A poem written by Mark Langford

Mark Langford, Writer. The author is a PsychologyTree.com freelancer. The opinions expressed are those of the writer. All works are charmingly non-edited nor influenced in any way by Psychology Tree.

I have passed my sports leadership award also I have level 3 in teaching and level 3 in therapeutic skills. I have completed the wolf medicine course with nature therapy CIC. I have run across the back bone of the isle of wight a route called the Dragon leyline in England. I love the gym and keeping motivated I also like to motivate others I have been in recovery for 4 years 4 months just over. I have delivered ACT workshops (acceptance commitment therapy).
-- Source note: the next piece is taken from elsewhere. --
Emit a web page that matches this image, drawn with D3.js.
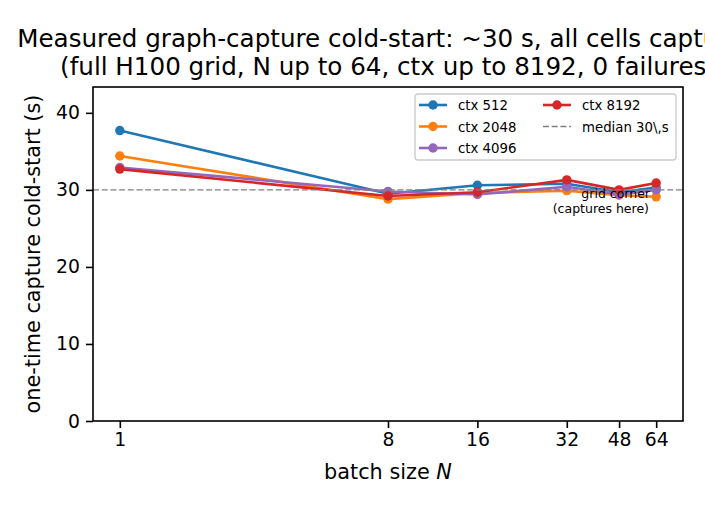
<!DOCTYPE html>
<html>
<head>
<meta charset="utf-8">
<script src="https://cdn.jsdelivr.net/npm/d3@7.9.0/dist/d3.min.js"></script>
<style>
  body { margin: 0; background: #fff; }
  svg { font-family: "DejaVu Sans", sans-serif; }
</style>
</head>
<body>
<svg id="chart" width="705" height="510"></svg>
<script>
// batch sizes on the x axis
const batchSizes = [1, 8, 16, 32, 48, 64];
const ctxLabels = ['ctx 512', 'ctx 2048', 'ctx 4096', 'ctx 8192'];
// cold-start seconds, one array per ctx
const ctx512 = [37.7, 29.5, 30.6, 30.8, 29.7, 30.3];
const ctx2048 = [34.4, 28.8, 29.6, 29.9, 29.3, 29.1];
const ctx4096 = [32.9, 29.8, 29.4, 30.4, 29.4, 30.0];
const ctx8192 = [32.7, 29.2, 29.7, 31.3, 30.0, 30.9];
const medianValue = 30;
const yTicks = [0, 10, 20, 30, 40];

const colors = ['#1f77b4', '#ff7f0e', '#9467bd', '#d62728'];
const seriesValues = [ctx512, ctx2048, ctx4096, ctx8192];

const svg = d3.select('#chart');
const mLeft = 93, mRight = 683, mTop = 87, mBottom = 421;

// log x with matplotlib-style 5% margins
const lo = Math.log2(1), hi = Math.log2(64), pad = (hi - lo) * 0.05;
const x = d3.scaleLog().base(2)
    .domain([Math.pow(2, lo - pad), Math.pow(2, hi + pad)])
    .range([mLeft, mRight]);
const yMax = d3.max(seriesValues.flat()) * 1.15;
const y = d3.scaleLinear().domain([0, yMax]).range([mBottom, mTop]);

// axes
const xAxis = d3.axisBottom(x).tickValues(batchSizes).tickFormat(d3.format('d'))
    .tickSize(7).tickPadding(5);
const yAxis = d3.axisLeft(y).tickValues(yTicks).tickSize(7).tickPadding(6);

svg.append('g').attr('transform', `translate(0,${mBottom})`).call(xAxis)
    .call(g => g.select('.domain').remove());
svg.append('g').attr('transform', `translate(${mLeft},0)`).call(yAxis)
    .call(g => g.select('.domain').remove());
svg.selectAll('.tick text').attr('font-size', 18.8).attr('fill', '#000')
    .attr('font-family', '"DejaVu Sans", sans-serif');
svg.selectAll('.tick line').attr('stroke', '#000').attr('stroke-width', 1.6);

const plot = svg.append('g');

const line = d3.line()
    .x((d, i) => x(batchSizes[i]))
    .y(d => y(d));

seriesValues.forEach((vals, k) => {
    plot.append('path')
        .attr('d', line(vals))
        .attr('fill', 'none')
        .attr('stroke', colors[k])
        .attr('stroke-width', 2.6);
    plot.selectAll(null).data(vals).enter().append('circle')
        .attr('cx', (d, i) => x(batchSizes[i]))
        .attr('cy', d => y(d))
        .attr('r', 4.7)
        .attr('fill', colors[k]);
});

// median reference line
plot.append('line')
    .attr('x1', mLeft).attr('x2', mRight)
    .attr('y1', y(medianValue)).attr('y2', y(medianValue))
    .attr('stroke', '#808080').attr('stroke-width', 1.4)
    .attr('stroke-dasharray', '6,2.7');

// annotation
const ann = svg.append('text')
    .attr('text-anchor', 'end')
    .attr('font-size', 12.5)
    .attr('fill', '#000');
ann.append('tspan').attr('x', 650).attr('y', y(29.6) + 5).text('grid corner');
ann.append('tspan').attr('x', 649).attr('y', y(29.6) + 20).text('(captures here)');

// frame
svg.append('rect')
    .attr('x', mLeft).attr('y', mTop)
    .attr('width', mRight - mLeft).attr('height', mBottom - mTop)
    .attr('fill', 'none').attr('stroke', '#000').attr('stroke-width', 1.6);

// legend
const lg = svg.append('g');
lg.append('rect')
    .attr('x', 415).attr('y', 94).attr('width', 261).attr('height', 66)
    .attr('rx', 3).attr('fill', '#fff').attr('fill-opacity', 0.8)
    .attr('stroke', '#cccccc').attr('stroke-width', 1.4);
const legendItems = ctxLabels.map((label, k) => ({ label, color: colors[k], dash: null }));
legendItems.push({ label: 'median 30\\,s', color: '#808080', dash: '6,2.7' });
legendItems.forEach((item, idx) => {
    const col = idx < 3 ? 0 : 1;
    const row = idx < 3 ? idx : idx - 3;
    const lx = col === 0 ? 419 : 543;
    const ly = 105 + row * 21.5;
    lg.append('line')
        .attr('x1', lx).attr('x2', lx + 28)
        .attr('y1', ly).attr('y2', ly)
        .attr('stroke', item.color)
        .attr('stroke-width', item.dash ? 1.4 : 2.6)
        .attr('stroke-dasharray', item.dash);
    if (!item.dash) {
        lg.append('circle').attr('cx', lx + 14).attr('cy', ly).attr('r', 4.7)
            .attr('fill', item.color);
    }
    lg.append('text')
        .attr('x', lx + 39).attr('y', ly + 5)
        .attr('font-size', 13.3)
        .text(item.label);
});

// title
const title = svg.append('text')
    .attr('text-anchor', 'middle')
    .attr('font-size', 24.6);
title.append('tspan').attr('x', (mLeft + mRight) / 2).attr('y', 47)
    .text('Measured graph-capture cold-start: ~30 s, all cells captured');
title.append('tspan').attr('x', (mLeft + mRight) / 2).attr('y', 75)
    .text('(full H100 grid, N up to 64, ctx up to 8192, 0 failures)');

// axis labels
const xl = svg.append('text')
    .attr('x', (mLeft + mRight) / 2).attr('y', 479)
    .attr('text-anchor', 'middle').attr('font-size', 20.8);
xl.append('tspan').text('batch size ');
xl.append('tspan').attr('font-style', 'italic').text('N');

svg.append('text')
    .attr('transform', `translate(40,${(mTop + mBottom) / 2}) rotate(-90)`)
    .attr('text-anchor', 'middle').attr('font-size', 20.8)
    .text('one-time capture cold-start (s)');
</script>
</body>
</html>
I have been an volunteer for a number of organisations and I’m now in full time employment as a recovery worker. I enjoy writing stories and Poems and my Passion is to help as many people as i can get into recovery and live a life of freedom from there addictions and mental health challenges.

I thought I found the answer when I found drink and drugs, it took away the pain it took away the dark. I never felt alone I had a friend for life one that would not argue and cause me trouble and strife.
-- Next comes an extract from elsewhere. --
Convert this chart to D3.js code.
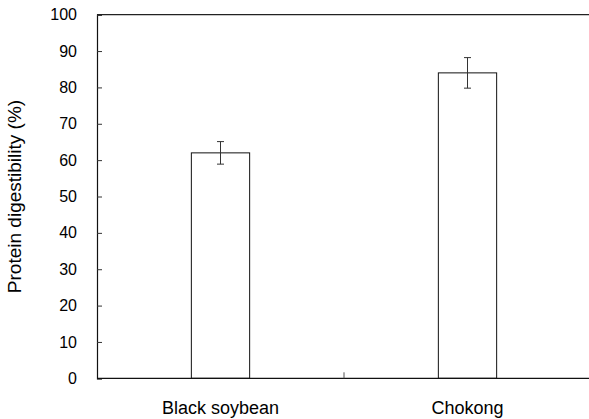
<!DOCTYPE html>
<html><head><meta charset="utf-8">
<script src="https://cdn.jsdelivr.net/npm/d3@7"></script>
<style>body{margin:0;background:#fff}svg{display:block}text{font-family:"Liberation Sans",Arial,sans-serif;fill:#000}</style>
</head><body><svg id="c" width="589" height="419"></svg>
<script>
const categories = ["Black soybean", "Chokong"];
const values = [62, 84];
const errors = [3.1, 4.2];
const yTicks = [0, 10, 20, 30, 40, 50, 60, 70, 80, 90, 100];
const yLabel = "Protein digestibility (%)";

const svg = d3.select("#c");
const m = {l: 97, r: 591, t: 14.7, b: 378.3};
const x = d3.scaleBand().domain(categories).range([m.l, m.r]).paddingInner(0.764).paddingOuter(0.382);
const y = d3.scaleLinear().domain([0, 100]).range([m.b, m.t]);

// top border
svg.append("line").attr("x1", m.l).attr("x2", 589).attr("y1", m.t).attr("y2", m.t)
  .attr("stroke", "#222").attr("stroke-width", 1.2);

// bars
svg.selectAll("rect.bar").data(categories).enter().append("rect")
  .attr("x", d => x(d)).attr("width", x.bandwidth())
  .attr("y", (d, i) => y(values[i])).attr("height", (d, i) => y(0) - y(values[i]))
  .attr("fill", "#fff").attr("stroke", "#111").attr("stroke-width", 1);

// error bars
const eg = svg.selectAll("g.err").data(categories).enter().append("g");
eg.append("line").attr("x1", d => x(d) + x.bandwidth() / 2).attr("x2", d => x(d) + x.bandwidth() / 2)
  .attr("y1", (d, i) => y(values[i] + errors[i])).attr("y2", (d, i) => y(values[i] - errors[i]))
  .attr("stroke", "#333").attr("stroke-width", 1);
[1, -1].forEach(s => {
  eg.append("line").attr("x1", d => x(d) + x.bandwidth() / 2 - 3.5).attr("x2", d => x(d) + x.bandwidth() / 2 + 3.5)
    .attr("y1", (d, i) => y(values[i] + s * errors[i])).attr("y2", (d, i) => y(values[i] + s * errors[i]))
    .attr("stroke", "#333").attr("stroke-width", 1);
});

// y axis
const ya = svg.append("g").attr("transform", `translate(${m.l},0)`)
  .call(d3.axisLeft(y).tickValues(yTicks).tickSize(-5).tickPadding(20).tickFormat(d3.format("d")));
ya.select(".domain").attr("stroke", "#111").attr("stroke-width", 1.2);
ya.selectAll(".tick line").attr("stroke", "#333");
ya.selectAll("text").attr("font-size", 16).attr("font-family", "Liberation Sans, Arial, sans-serif").attr("fill", "#000");

// x axis
svg.append("line").attr("x1", m.l).attr("x2", 589).attr("y1", m.b).attr("y2", m.b)
  .attr("stroke", "#111").attr("stroke-width", 1.2);
const mid = (x(categories[0]) + x.bandwidth() + x(categories[1])) / 2;
svg.append("line").attr("x1", mid).attr("x2", mid).attr("y1", m.b).attr("y2", m.b - 6)
  .attr("stroke", "#555").attr("stroke-width", 1);
svg.selectAll("text.xl").data(categories).enter().append("text")
  .attr("x", d => x(d) + x.bandwidth() / 2).attr("y", 414)
  .attr("text-anchor", "middle").attr("font-size", 18).text(d => d);

svg.append("text").attr("transform", `translate(21,${(m.t + m.b) / 2}) rotate(-90)`)
  .attr("text-anchor", "middle").attr("font-size", 19).text(yLabel);
</script></body></html>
This went on for years my friend and me we ruled we thought that we had everything, we felt ten feet tall. Then one day I snapped I ended on my back my friend had all but left me an enemy on the attack.

I carried on using, abusing my so called friend, I was in the darkness waiting for life to end. The pain was there to remind me that I was alone my friend was not my friend it was a mighty foe.

It took me past the edge where normally you find peace, all I felt was suffering I was overcome buy grief, please someone help I’m stuck I’m all alone the fear is all around me the pain I now call home.

Then one sunny morning on May the 1st I recall, I was sitting down and starring at my wall. I started to wonder why – my wall it touched the sky, i believed I could climb it i wanted to know why.

With a heavy heart I gave it all I could, I started moving forward like they said I would, I started climbing slowly untill I found my feet, I was meeting new people and they were happy for me, I walked into a meeting and shared all that I could. A story of survival a story from my heart.

Recovery is a journey one full of friends and hope, we share our storries wisely to give others hope, addiction is a killer one that kills the soul, recovery is the answer it helps you to be strong and bold.